→ Directions for this task: Exactly reproduce each line of the listing that follows.

--------

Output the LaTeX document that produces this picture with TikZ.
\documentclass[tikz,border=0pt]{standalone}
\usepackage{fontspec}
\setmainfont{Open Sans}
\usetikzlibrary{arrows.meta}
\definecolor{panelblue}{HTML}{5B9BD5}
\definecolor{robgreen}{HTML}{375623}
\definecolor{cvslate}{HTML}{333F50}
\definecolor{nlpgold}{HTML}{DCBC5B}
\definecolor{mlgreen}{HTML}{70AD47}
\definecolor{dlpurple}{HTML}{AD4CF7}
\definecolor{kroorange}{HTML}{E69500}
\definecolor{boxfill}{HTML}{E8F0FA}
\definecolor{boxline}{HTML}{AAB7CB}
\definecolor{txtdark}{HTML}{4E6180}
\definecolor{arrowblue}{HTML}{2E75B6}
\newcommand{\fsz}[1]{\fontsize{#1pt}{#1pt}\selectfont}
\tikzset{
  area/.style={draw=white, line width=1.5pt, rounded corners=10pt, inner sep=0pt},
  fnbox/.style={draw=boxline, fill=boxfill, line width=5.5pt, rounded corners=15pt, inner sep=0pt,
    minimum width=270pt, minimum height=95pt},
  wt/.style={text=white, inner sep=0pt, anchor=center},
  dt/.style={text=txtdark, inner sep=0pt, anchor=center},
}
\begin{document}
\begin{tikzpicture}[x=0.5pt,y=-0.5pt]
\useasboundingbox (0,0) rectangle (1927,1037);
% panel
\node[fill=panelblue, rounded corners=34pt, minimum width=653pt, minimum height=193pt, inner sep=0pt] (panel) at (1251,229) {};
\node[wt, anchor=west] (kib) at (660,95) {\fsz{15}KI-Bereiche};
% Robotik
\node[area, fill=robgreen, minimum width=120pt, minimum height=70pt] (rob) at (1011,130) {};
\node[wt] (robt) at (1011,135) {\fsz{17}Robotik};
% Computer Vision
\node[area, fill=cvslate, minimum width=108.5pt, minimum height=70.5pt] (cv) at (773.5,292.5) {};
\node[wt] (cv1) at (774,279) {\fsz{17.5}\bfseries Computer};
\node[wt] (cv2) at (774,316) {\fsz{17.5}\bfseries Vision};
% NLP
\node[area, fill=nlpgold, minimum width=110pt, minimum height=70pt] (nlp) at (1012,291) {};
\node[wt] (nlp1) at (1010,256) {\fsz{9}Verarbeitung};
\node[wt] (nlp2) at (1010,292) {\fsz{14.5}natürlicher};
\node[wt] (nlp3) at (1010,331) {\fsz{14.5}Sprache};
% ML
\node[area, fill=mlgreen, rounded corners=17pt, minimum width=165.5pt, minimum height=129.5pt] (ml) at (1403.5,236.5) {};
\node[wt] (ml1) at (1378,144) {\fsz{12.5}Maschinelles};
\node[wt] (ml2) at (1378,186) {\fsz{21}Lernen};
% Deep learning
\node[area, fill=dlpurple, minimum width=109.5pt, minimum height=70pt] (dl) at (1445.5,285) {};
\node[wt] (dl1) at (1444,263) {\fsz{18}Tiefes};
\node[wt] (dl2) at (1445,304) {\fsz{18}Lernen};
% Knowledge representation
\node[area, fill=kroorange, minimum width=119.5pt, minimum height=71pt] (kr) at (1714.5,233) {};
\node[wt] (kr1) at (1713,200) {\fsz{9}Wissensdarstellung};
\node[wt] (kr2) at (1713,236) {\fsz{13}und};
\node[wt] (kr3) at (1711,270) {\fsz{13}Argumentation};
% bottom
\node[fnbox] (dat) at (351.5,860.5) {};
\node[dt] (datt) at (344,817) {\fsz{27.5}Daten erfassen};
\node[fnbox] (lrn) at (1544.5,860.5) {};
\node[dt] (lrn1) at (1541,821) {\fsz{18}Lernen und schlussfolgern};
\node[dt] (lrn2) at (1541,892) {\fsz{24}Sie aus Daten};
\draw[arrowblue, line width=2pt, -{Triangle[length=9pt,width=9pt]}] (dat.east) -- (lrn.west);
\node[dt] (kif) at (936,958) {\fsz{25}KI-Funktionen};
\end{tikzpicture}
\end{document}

--------

→ Written solution:
Output the LaTeX document that produces this picture with TikZ.
\documentclass[tikz,border=0pt]{standalone}
\usepackage{fontspec}
\setmainfont{Open Sans}
\usetikzlibrary{arrows.meta}
\definecolor{panelblue}{HTML}{5B9BD5}
\definecolor{robgreen}{HTML}{375623}
\definecolor{cvslate}{HTML}{333F50}
\definecolor{nlpgold}{HTML}{DCBC5B}
\definecolor{mlgreen}{HTML}{70AD47}
\definecolor{dlpurple}{HTML}{AD4CF7}
\definecolor{kroorange}{HTML}{E69500}
\definecolor{boxfill}{HTML}{E8F0FA}
\definecolor{boxline}{HTML}{AAB7CB}
\definecolor{txtdark}{HTML}{4E6180}
\definecolor{arrowblue}{HTML}{2E75B6}
\newcommand{\fsz}[1]{\fontsize{#1pt}{#1pt}\selectfont}
\tikzset{
  area/.style={draw=white, line width=1.5pt, rounded corners=10pt, inner sep=0pt},
  fnbox/.style={draw=boxline, fill=boxfill, line width=5.5pt, rounded corners=15pt, inner sep=0pt,
    minimum width=270pt, minimum height=95pt},
  wt/.style={text=white, inner sep=0pt, anchor=center},
  dt/.style={text=txtdark, inner sep=0pt, anchor=center},
}
\begin{document}
\begin{tikzpicture}[x=0.5pt,y=-0.5pt]
\useasboundingbox (0,0) rectangle (1927,1037);
% panel
\node[fill=panelblue, rounded corners=34pt, minimum width=653pt, minimum height=193pt, inner sep=0pt] (panel) at (1251,229) {};
\node[wt, anchor=west] (kib) at (660,95) {\fsz{15}KI-Bereiche};
% Robotik
\node[area, fill=robgreen, minimum width=120pt, minimum height=70pt] (rob) at (1011,130) {};
\node[wt] (robt) at (1011,135) {\fsz{17}Robotik};
% Computer Vision
\node[area, fill=cvslate, minimum width=108.5pt, minimum height=70.5pt] (cv) at (773.5,292.5) {};
\node[wt] (cv1) at (774,279) {\fsz{17.5}\bfseries Computer};
\node[wt] (cv2) at (774,316) {\fsz{17.5}\bfseries Vision};
% NLP
\node[area, fill=nlpgold, minimum width=110pt, minimum height=70pt] (nlp) at (1012,291) {};
\node[wt] (nlp1) at (1010,256) {\fsz{9}Verarbeitung};
\node[wt] (nlp2) at (1010,292) {\fsz{14.5}natürlicher};
\node[wt] (nlp3) at (1010,331) {\fsz{14.5}Sprache};
% ML
\node[area, fill=mlgreen, rounded corners=17pt, minimum width=165.5pt, minimum height=129.5pt] (ml) at (1403.5,236.5) {};
\node[wt] (ml1) at (1378,144) {\fsz{12.5}Maschinelles};
\node[wt] (ml2) at (1378,186) {\fsz{21}Lernen};
% Deep learning
\node[area, fill=dlpurple, minimum width=109.5pt, minimum height=70pt] (dl) at (1445.5,285) {};
\node[wt] (dl1) at (1444,263) {\fsz{18}Tiefes};
\node[wt] (dl2) at (1445,304) {\fsz{18}Lernen};
% Knowledge representation
\node[area, fill=kroorange, minimum width=119.5pt, minimum height=71pt] (kr) at (1714.5,233) {};
\node[wt] (kr1) at (1713,200) {\fsz{9}Wissensdarstellung};
\node[wt] (kr2) at (1713,236) {\fsz{13}und};
\node[wt] (kr3) at (1711,270) {\fsz{13}Argumentation};
% bottom
\node[fnbox] (dat) at (351.5,860.5) {};
\node[dt] (datt) at (344,817) {\fsz{27.5}Daten erfassen};
\node[fnbox] (lrn) at (1544.5,860.5) {};
\node[dt] (lrn1) at (1541,821) {\fsz{18}Lernen und schlussfolgern};
\node[dt] (lrn2) at (1541,892) {\fsz{24}Sie aus Daten};
\draw[arrowblue, line width=2pt, -{Triangle[length=9pt,width=9pt]}] (dat.east) -- (lrn.west);
\node[dt] (kif) at (936,958) {\fsz{25}KI-Funktionen};
\end{tikzpicture}
\end{document}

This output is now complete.